↓↓↓

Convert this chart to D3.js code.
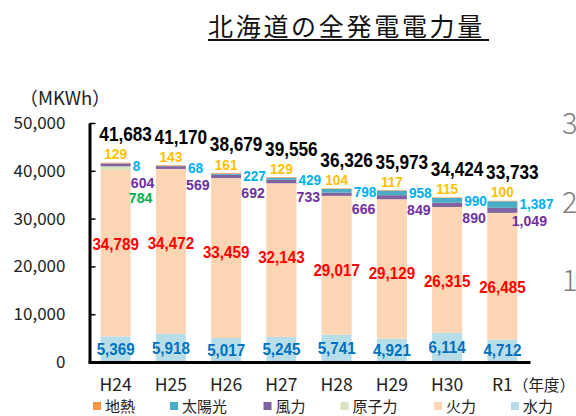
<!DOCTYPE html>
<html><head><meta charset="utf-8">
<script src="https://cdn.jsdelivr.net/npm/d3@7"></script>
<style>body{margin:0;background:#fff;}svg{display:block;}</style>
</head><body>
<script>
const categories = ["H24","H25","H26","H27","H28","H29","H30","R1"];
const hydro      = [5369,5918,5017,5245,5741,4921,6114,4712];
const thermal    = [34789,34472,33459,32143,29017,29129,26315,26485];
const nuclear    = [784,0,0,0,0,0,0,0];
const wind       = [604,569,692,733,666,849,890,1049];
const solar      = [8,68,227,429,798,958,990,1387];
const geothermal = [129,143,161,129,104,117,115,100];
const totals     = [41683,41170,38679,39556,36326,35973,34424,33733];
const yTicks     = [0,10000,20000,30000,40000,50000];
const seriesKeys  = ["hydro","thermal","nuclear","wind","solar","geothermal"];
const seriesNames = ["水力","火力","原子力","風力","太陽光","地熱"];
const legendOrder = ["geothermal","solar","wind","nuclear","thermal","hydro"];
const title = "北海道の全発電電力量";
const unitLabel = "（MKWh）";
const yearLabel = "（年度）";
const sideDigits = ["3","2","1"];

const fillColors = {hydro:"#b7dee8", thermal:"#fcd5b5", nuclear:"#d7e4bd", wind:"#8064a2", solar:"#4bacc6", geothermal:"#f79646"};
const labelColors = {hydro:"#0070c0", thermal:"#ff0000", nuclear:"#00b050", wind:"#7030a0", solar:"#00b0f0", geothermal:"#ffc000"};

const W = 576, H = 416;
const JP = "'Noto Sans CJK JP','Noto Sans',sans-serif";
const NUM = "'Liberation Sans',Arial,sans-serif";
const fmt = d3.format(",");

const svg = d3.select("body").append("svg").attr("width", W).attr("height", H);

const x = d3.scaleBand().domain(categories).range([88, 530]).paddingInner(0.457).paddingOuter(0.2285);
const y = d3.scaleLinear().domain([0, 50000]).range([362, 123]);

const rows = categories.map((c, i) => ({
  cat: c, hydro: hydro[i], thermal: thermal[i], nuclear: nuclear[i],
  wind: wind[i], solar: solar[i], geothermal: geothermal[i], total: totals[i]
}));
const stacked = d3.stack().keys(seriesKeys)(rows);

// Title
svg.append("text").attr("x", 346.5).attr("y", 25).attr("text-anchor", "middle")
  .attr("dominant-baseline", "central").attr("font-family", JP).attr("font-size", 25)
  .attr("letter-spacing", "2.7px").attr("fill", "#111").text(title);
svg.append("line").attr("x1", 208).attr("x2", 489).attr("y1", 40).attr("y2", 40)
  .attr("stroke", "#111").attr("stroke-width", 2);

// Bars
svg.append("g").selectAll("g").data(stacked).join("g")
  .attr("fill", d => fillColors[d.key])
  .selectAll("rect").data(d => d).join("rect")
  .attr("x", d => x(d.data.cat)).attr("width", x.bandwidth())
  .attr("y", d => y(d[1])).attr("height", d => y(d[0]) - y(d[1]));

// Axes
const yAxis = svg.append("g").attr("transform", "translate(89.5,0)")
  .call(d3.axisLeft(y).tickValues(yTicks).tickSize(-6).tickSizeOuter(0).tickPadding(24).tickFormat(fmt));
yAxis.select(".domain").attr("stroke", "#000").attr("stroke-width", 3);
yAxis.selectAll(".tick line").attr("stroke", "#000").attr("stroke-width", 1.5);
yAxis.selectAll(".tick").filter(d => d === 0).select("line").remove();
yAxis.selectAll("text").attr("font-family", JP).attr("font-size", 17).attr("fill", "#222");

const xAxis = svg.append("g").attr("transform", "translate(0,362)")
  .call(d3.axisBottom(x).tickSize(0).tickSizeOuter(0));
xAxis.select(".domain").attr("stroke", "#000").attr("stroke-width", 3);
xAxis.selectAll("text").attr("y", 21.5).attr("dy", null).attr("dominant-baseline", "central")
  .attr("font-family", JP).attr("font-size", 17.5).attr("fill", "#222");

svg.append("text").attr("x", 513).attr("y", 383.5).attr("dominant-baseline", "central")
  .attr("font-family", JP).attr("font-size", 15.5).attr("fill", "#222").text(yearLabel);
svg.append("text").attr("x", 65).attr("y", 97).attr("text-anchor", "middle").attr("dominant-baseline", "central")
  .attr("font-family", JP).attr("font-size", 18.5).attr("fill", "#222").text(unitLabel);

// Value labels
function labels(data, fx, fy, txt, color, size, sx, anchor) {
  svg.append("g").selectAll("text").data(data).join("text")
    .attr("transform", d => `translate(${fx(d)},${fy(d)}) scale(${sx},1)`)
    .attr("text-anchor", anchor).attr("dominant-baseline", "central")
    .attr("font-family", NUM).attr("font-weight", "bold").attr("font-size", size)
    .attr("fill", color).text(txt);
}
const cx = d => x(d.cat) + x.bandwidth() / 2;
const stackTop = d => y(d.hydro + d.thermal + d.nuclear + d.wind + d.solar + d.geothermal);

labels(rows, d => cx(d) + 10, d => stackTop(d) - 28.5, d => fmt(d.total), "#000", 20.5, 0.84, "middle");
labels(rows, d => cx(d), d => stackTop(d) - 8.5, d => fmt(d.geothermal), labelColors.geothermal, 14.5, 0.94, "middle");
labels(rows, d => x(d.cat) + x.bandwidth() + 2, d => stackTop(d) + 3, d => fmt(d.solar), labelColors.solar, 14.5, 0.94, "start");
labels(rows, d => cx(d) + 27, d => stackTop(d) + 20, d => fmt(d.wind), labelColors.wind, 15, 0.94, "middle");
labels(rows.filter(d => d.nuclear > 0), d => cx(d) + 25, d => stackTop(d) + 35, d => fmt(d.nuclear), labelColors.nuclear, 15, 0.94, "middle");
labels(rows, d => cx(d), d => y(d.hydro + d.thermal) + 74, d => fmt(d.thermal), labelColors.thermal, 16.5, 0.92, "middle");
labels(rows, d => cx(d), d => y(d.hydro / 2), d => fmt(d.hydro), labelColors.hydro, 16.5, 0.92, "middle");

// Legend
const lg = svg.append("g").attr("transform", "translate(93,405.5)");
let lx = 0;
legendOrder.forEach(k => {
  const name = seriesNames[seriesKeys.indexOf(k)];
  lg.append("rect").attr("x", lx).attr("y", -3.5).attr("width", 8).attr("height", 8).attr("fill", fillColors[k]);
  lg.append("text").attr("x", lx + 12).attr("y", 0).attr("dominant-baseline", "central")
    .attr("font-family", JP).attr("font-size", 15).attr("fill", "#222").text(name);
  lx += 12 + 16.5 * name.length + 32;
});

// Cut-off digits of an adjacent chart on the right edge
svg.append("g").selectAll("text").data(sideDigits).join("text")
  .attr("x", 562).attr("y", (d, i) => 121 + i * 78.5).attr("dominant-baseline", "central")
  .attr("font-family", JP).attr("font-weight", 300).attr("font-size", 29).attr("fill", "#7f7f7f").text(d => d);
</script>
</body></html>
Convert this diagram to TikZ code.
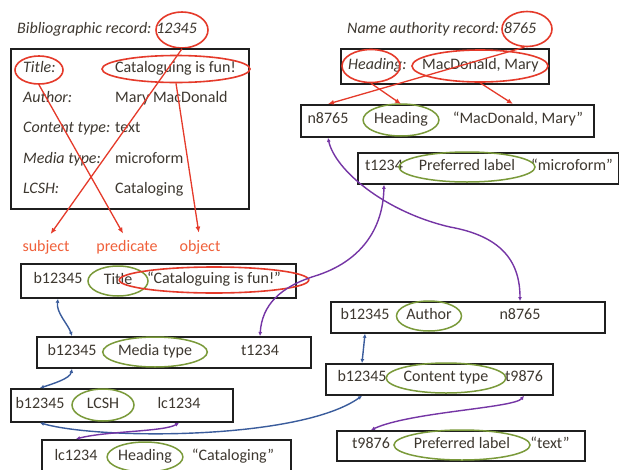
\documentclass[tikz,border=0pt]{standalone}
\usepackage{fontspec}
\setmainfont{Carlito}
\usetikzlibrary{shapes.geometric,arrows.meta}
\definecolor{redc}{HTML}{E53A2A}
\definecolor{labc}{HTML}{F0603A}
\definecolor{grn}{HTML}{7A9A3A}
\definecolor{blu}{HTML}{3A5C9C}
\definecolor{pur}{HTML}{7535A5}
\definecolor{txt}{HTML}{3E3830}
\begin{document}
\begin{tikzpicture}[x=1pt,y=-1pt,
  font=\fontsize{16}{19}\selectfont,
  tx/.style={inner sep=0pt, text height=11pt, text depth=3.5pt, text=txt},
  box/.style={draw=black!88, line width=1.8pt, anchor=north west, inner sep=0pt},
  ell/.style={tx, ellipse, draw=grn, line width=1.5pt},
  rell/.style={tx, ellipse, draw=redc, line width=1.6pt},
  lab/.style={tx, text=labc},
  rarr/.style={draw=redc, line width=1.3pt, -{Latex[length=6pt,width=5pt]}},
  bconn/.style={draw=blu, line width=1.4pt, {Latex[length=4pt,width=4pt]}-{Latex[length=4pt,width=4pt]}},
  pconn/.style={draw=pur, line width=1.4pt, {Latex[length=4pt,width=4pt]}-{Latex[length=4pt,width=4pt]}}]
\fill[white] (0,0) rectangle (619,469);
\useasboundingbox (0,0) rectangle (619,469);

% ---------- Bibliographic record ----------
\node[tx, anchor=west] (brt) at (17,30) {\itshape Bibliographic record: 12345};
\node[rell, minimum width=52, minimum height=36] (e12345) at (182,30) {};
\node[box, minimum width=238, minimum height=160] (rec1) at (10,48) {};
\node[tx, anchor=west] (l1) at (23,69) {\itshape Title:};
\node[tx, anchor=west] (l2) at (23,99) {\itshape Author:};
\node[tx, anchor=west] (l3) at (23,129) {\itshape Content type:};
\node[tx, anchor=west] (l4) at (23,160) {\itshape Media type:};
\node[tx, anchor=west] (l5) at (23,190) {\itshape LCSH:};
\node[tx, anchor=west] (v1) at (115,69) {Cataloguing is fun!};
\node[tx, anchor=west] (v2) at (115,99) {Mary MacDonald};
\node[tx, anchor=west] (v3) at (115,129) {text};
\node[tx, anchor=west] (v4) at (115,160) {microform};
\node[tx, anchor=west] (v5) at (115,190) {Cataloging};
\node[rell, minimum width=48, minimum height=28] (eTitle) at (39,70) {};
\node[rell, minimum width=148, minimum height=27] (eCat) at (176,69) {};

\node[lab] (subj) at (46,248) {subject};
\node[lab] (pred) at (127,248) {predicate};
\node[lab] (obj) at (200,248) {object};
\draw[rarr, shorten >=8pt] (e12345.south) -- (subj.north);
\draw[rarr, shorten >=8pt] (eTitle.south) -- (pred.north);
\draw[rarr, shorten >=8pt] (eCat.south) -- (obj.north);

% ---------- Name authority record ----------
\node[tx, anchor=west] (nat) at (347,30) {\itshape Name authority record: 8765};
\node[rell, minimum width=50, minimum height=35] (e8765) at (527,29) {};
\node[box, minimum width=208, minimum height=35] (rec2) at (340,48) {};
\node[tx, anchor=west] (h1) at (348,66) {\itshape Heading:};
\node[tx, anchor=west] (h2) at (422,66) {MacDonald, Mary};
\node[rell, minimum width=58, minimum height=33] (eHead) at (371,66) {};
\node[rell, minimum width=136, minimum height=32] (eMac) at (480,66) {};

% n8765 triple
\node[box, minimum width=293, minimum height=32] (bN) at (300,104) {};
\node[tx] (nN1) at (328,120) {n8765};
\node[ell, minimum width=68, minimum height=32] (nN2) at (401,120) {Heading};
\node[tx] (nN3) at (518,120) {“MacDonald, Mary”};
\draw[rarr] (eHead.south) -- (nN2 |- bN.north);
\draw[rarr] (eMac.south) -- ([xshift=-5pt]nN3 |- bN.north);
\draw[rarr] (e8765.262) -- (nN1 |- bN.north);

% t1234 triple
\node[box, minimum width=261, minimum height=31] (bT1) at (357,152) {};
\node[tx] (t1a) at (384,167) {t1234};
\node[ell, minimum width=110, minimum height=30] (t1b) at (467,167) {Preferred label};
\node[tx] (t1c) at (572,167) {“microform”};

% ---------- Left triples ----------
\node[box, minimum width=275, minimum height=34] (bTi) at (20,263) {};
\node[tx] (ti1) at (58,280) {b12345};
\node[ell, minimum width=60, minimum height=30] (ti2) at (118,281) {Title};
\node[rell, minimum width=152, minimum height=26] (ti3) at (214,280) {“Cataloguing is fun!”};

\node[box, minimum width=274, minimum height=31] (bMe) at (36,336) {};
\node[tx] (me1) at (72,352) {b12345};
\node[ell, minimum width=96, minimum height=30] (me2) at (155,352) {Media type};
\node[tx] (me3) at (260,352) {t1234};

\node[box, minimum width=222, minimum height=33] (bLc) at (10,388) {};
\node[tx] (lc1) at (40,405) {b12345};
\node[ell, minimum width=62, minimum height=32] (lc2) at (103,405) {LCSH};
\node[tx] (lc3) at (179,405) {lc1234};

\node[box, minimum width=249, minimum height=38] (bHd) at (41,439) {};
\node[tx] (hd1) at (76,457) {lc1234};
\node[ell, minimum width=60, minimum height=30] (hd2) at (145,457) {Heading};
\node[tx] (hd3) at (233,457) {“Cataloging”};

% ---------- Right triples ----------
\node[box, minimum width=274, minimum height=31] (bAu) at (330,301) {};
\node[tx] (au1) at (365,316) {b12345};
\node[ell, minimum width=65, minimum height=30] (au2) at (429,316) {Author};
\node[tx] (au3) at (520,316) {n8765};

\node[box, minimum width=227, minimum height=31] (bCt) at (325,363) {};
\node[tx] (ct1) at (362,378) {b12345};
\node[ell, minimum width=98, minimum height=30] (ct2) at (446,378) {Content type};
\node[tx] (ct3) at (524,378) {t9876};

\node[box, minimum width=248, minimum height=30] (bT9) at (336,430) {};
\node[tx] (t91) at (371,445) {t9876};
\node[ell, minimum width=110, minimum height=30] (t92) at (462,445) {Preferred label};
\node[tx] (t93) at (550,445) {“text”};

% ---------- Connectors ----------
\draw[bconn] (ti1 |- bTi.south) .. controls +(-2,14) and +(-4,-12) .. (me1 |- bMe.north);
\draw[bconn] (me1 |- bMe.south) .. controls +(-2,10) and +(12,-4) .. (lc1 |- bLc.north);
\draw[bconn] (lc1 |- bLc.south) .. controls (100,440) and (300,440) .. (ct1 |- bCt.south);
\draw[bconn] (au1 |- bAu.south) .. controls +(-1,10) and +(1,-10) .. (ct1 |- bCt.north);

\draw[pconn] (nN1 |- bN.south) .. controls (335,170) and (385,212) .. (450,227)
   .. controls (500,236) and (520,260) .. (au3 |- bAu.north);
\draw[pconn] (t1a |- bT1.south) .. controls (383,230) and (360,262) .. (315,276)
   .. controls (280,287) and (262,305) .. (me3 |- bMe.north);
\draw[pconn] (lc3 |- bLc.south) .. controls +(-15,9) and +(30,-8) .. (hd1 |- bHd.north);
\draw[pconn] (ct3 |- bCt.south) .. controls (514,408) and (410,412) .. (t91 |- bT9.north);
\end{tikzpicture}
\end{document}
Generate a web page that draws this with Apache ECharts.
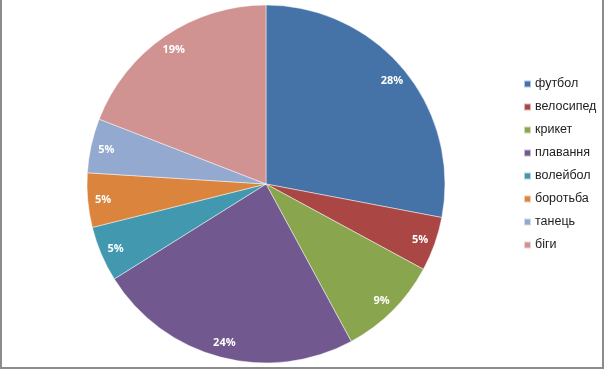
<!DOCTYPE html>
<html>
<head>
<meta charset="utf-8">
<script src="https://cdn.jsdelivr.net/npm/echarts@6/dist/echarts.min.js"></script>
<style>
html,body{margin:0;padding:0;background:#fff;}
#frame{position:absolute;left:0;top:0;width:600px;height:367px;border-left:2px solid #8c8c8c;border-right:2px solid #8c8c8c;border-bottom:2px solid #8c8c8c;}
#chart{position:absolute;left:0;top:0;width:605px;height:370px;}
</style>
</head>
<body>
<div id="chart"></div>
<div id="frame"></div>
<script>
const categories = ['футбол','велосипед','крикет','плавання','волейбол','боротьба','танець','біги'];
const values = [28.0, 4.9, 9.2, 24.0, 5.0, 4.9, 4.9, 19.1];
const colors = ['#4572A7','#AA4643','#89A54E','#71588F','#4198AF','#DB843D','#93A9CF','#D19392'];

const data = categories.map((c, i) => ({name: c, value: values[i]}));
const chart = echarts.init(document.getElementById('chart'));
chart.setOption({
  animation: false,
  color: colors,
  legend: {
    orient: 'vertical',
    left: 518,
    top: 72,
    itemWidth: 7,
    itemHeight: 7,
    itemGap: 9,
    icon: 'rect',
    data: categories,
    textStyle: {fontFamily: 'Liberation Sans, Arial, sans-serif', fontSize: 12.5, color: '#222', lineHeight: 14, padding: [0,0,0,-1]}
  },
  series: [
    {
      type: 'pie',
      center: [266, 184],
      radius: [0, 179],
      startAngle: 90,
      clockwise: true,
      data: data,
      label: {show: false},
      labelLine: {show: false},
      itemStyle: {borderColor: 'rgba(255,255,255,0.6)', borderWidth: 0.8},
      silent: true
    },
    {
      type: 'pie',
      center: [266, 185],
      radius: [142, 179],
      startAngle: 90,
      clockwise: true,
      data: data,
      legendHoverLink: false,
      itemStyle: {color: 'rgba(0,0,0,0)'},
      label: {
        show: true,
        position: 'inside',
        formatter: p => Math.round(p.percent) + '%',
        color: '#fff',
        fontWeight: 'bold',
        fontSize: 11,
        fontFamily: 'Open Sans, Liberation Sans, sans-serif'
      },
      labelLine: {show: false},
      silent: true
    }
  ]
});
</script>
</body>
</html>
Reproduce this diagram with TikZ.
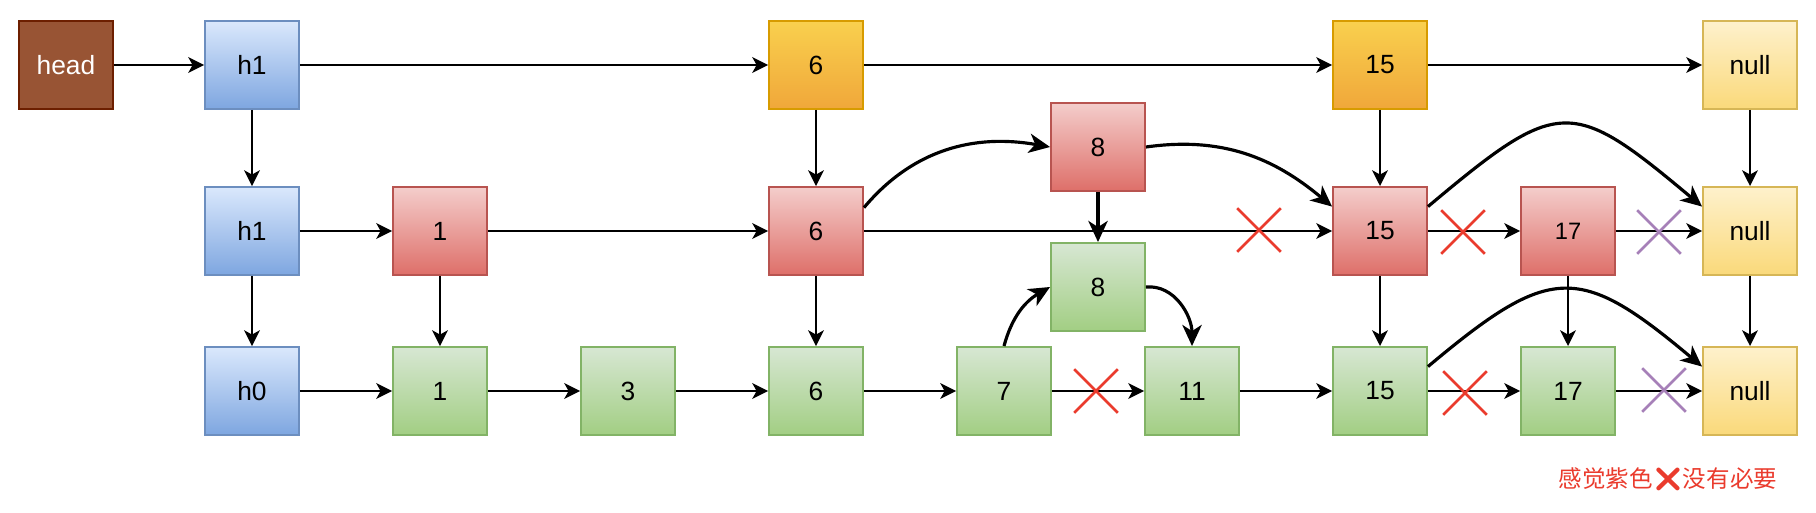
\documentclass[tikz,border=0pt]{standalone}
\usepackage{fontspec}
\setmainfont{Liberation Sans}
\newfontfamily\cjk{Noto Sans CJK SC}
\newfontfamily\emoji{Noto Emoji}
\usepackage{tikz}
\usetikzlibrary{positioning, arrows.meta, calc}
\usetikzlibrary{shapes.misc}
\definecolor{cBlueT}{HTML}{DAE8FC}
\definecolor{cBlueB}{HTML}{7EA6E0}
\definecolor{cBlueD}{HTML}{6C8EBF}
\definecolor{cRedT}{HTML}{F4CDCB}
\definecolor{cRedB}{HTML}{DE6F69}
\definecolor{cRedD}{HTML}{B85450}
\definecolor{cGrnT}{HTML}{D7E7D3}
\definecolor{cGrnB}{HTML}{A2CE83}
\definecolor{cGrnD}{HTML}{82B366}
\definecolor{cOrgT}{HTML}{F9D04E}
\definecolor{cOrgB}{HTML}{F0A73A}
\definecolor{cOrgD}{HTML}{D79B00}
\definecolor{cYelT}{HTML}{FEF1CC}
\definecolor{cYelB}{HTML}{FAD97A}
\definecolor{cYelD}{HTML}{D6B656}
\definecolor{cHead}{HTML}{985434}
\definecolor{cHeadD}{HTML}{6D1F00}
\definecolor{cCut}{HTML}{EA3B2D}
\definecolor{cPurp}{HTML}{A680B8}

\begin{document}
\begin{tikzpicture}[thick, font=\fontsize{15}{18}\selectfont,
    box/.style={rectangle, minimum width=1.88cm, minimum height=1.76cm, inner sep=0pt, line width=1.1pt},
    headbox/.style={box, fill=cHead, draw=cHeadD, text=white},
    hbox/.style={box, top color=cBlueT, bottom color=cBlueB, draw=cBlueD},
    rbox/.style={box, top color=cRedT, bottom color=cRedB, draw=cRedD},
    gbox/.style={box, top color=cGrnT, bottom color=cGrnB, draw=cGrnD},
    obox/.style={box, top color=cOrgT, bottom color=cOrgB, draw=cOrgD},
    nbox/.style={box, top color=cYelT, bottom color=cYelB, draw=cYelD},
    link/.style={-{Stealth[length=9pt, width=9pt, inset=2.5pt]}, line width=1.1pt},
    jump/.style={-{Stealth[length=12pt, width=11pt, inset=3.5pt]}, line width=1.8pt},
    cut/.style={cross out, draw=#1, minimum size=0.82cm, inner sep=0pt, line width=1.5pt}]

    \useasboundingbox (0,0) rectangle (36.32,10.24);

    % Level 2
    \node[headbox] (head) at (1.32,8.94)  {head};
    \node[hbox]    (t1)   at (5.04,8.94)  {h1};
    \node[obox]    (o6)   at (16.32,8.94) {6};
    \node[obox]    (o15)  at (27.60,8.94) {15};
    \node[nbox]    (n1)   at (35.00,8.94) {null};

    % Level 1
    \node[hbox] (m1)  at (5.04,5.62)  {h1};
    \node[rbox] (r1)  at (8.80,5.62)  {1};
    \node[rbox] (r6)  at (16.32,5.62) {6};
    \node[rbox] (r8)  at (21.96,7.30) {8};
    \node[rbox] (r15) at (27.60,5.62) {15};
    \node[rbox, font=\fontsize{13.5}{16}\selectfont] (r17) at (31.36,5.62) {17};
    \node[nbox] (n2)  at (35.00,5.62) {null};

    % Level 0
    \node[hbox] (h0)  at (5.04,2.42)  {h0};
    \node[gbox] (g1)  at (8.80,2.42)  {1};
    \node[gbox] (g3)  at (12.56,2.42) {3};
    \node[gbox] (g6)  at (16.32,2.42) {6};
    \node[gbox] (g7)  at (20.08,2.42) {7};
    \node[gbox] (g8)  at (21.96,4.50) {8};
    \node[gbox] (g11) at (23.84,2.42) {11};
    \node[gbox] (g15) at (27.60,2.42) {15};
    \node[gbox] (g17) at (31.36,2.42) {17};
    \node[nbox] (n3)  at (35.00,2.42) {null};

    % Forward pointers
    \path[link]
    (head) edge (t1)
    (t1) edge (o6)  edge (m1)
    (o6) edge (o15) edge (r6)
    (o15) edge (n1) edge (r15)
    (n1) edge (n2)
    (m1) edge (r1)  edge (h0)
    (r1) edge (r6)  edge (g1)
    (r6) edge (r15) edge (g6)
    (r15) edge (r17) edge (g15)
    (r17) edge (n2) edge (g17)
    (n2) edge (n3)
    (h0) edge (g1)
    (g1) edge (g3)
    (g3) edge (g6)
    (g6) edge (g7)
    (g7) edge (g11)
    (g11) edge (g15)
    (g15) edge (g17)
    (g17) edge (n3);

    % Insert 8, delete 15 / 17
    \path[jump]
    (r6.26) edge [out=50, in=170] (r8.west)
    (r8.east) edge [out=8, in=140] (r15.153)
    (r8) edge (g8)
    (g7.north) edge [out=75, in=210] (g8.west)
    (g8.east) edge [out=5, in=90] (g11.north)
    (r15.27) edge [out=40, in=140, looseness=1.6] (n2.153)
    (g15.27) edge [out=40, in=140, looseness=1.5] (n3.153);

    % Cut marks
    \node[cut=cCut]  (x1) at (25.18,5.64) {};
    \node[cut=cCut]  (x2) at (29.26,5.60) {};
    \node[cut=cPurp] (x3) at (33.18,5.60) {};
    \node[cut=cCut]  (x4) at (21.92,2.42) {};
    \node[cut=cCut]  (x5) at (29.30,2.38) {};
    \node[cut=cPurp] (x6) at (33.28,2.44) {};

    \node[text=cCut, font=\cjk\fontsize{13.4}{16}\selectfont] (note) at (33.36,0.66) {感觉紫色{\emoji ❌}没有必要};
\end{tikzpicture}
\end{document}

↑↑↑

_WHAT TO DO_
Your task is to gather every line with the word "code" and copy it.

_THE ANSWER_
Convert this chart to D3.js code.
Convert this diagram to TikZ code.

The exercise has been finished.